そうしてがむしゃらに成果を上げていると、やがて役職なるものがついてくるようになりました。その会社は、私が就職した平成初期になって初めて、総合職として男女半数ずつ採用を始めました。よって、私より年上の女性社員は母数として少ない上に、当時は結婚や出産で一般職に転向するか、退職するのが一般的でした。「女性管理職比率」や「女性活躍推進」という言葉が登場し始めた平成後期、私は突如として役職がつき、部下がつき、チームを率いるようになりました。つい昨日までただただがむしゃらに働く一兵卒だったのに、いきなり部下を指導し、チームを率いることができるようになるわけもなく。参考にしたくても、女性管理職は殆どおらずロールモデルも存在しない。必然的に男性上司のマネジメントを真似るようになりました。そして、管理職になった私の努力とは、弱い自分を隠し、役割を担い、役職を演じることになりました。管理職になり給料は上がりましたが、中間管理職として上司と部下の間に挟まれることも増え、給与の上がり幅よりもストレスの上がり幅の方が俄然大きくなりました。役職に見合った見栄えになるように、弱い自分を隠すように、ボーナス全部を叩いてブランドスーツと靴を購入したり。この頃の私は、自分を隠し、自分ではない役割を演じることが努力だと思っていたのでした。

令和の時代の努力とは?

その後、私のnoteでも書いているように、新卒から13年間勤めた会社を離れ、結婚し、パリに住み、フリーランスになり、博士課程に通い、子ども2人に恵まれ、慌ただしい日々を過ごしています。そして、私が平成という時代のほぼ全てかけて、努力を捧げ、勤め上げた会社も、つい先日、大きな変化を迎えました。

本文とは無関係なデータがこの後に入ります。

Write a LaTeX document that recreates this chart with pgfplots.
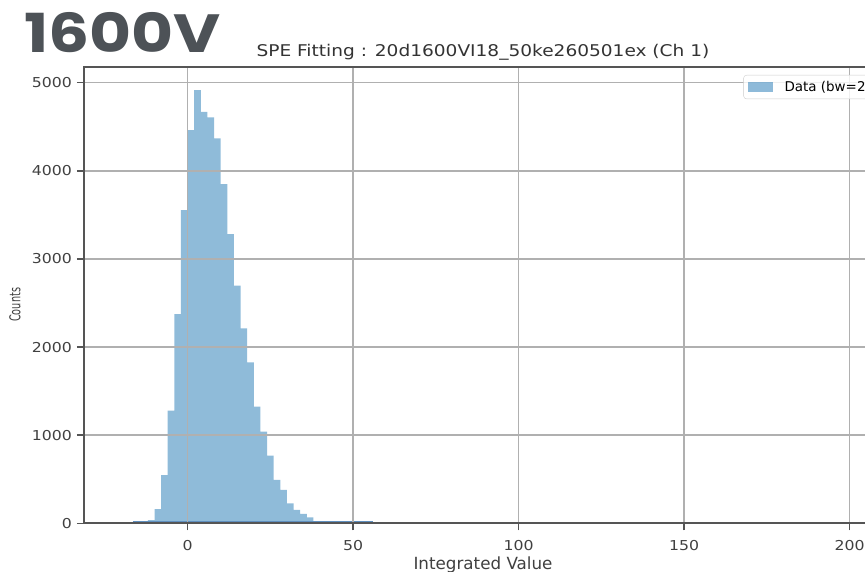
\documentclass[border=0pt]{standalone}
\usepackage{pgfplots}
\pgfplotsset{compat=1.18}
\usepackage{fontspec}
\setmainfont{DejaVu Sans}
\newfontfamily\tickfont{DejaVu Sans}[FakeStretch=1.15]
\newfontfamily\ylabfont{DejaVu Sans}[FakeStretch=0.65]
\newfontfamily\bigfont{Poppins}[UprightFont={* Bold}, FakeStretch=1.2]
\definecolor{C0}{HTML}{1F77B4}
\definecolor{bigtext}{HTML}{4D5257}
\definecolor{gridc}{HTML}{B0B0B0}
\definecolor{spine}{HTML}{555555}
\definecolor{band}{HTML}{5F8FBF}
\pgfplotstableread{
x y
-16 8
-14 18
-12 35
-10 160
-8 548
-6 1278
-4 2375
-2 3555
0 4463
2 4917
4 4671
6 4607
8 4368
10 3850
12 3283
14 2697
16 2213
18 1827
20 1324
22 1040
24 768
26 492
28 378
30 227
32 151
34 106
36 68
38 22
40 18
42 15
44 14
46 12
48 10
50 9
52 8
54 6
56 6
}\histdata
\begin{document}
\begin{tikzpicture}[x=1bp,y=1bp]
\useasboundingbox (0,0) rectangle (865,572);
\clip (0,0) rectangle (865,572);
\node[anchor=base west, inner sep=0, text=bigtext, font=\fontsize{54}{54}\bigfont] at (24,519.7) {1600V};
\begin{axis}[
  at={(84bp,48.7bp)}, anchor=south west,
  scale only axis, width=798bp, height=456bp,
  xmin=-31.3, xmax=209.8, ymin=0, ymax=5176,
  axis on top,
  grid=major, major grid style={gridc, line width=1.4bp},
  axis line style={spine, line width=1.8bp},
  tick style={spine, line width=1.4bp}, tick align=outside, major tick length=7bp,
  tick pos=left,
  xtick={0,50,100,150,200}, ytick={0,1000,2000,3000,4000,5000},
  scaled ticks=false,
  /pgf/number format/assume math mode=true,
  /pgf/number format/1000 sep={},
  xticklabel style={font=\fontsize{13.7}{14}\tickfont, text=black!75, anchor=north, inner sep=0pt},
  yticklabel style={font=\fontsize{13.7}{14}\tickfont, text=black!75, anchor=east, inner sep=0pt},
  xticklabel shift=9.7bp,
  yticklabel shift=5bp,
  title={SPE Fitting : 20d1600VI18\_50ke260501ex (Ch 1)},
  title style={font=\fontsize{16.2}{17}\tickfont, text=black!80, anchor=base, at={(axis description cs:0.5,1)}, yshift=4.8bp, inner sep=0},
  xlabel={Integrated Value},
  xlabel style={font=\fontsize{16.8}{17}\selectfont, text=black!75, anchor=base, at={(axis description cs:0.5,0)}, yshift=-46.2bp, inner sep=0},
  ylabel={Counts},
  ylabel style={font=\fontsize{15}{15}\ylabfont, text=black!75, anchor=center, at={(axis description cs:-0.0864,0.479)}, inner sep=0},
  legend style={at={(axis description cs:1,1)}, anchor=north east, xshift=-5bp, yshift=-7.7bp,
    draw=gray!40, fill=white, fill opacity=0.8, text opacity=1, rounded corners=3bp,
    font=\fontsize{13.5}{13.5}\selectfont, inner xsep=4bp, inner ysep=4bp,
    /tikz/every odd column/.append style={column sep=10bp}},
  legend cell align=left,
  legend image code/.code={\fill[C0, fill opacity=0.5, sharp corners] (0bp,-5bp) rectangle (25bp,5bp);},
]
\addplot[const plot, fill=C0, fill opacity=0.5, draw=none] table[x=x,y=y] {\histdata} \closedcycle;
\addlegendentry{Data (bw=2)}
\addplot[band, line width=2.5bp, forget plot] coordinates {(-16.5,15) (56,15)};
\end{axis}
\end{tikzpicture}
\end{document}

時代も、会社も、人生も、変わっていくのだから、きっと努力の形も変わっていくはずです。令和の時代の努力とはどういう事なのか。まだ上手い答えは見つからないけれど、一言で表すなら

自分らしさを問い続け、自分らしく在り続けること

なのではないかなと、最近考えるようになりました。過去の私にとって、努力は、自分の感覚を鈍らせて誰かに同質化したり、自分を疎かにして一点集中したり、自分を隠して役割を演じることでした。
しかし、(良くも悪くも)個人が情報を配信できるようになり、「ここだけの話」が通用しなくなり、裏も表もなくなった令和のいま。自分を誤魔化し、隠し、取り繕って、表面だけを綺麗に見せたりする事は逆に簡単で、逆に努力しているとは言えないのではないでしょうか。
うまくできない部分も含めて自分の全てを自分だと認めること。他人の真似をしたり、演じたりするのではなく、自分らしさを問い続け、自分らしく在り続けること。浮ついたり綺麗に取り繕ったりせずに、地面に足をつけ続けること。これが令和の時代の、新しい努力の形なのではないかと思います。過去の努力とは全然違うので、私にとって、(そしてもしかしたら、がむしゃらに生きてきた私たちにとって)、自分らしくあることはとても難しい事です。でも、後半生は、こんな新しい努力をしてみたいと思うし、するに値する努力だと思います。そしていつか、努力し、頑張らなくても、自分の全てを認めて、自分らしく在り続けられるような自分に。肩の力が抜けたエフォートレスな自分に、なれるといいなと思います。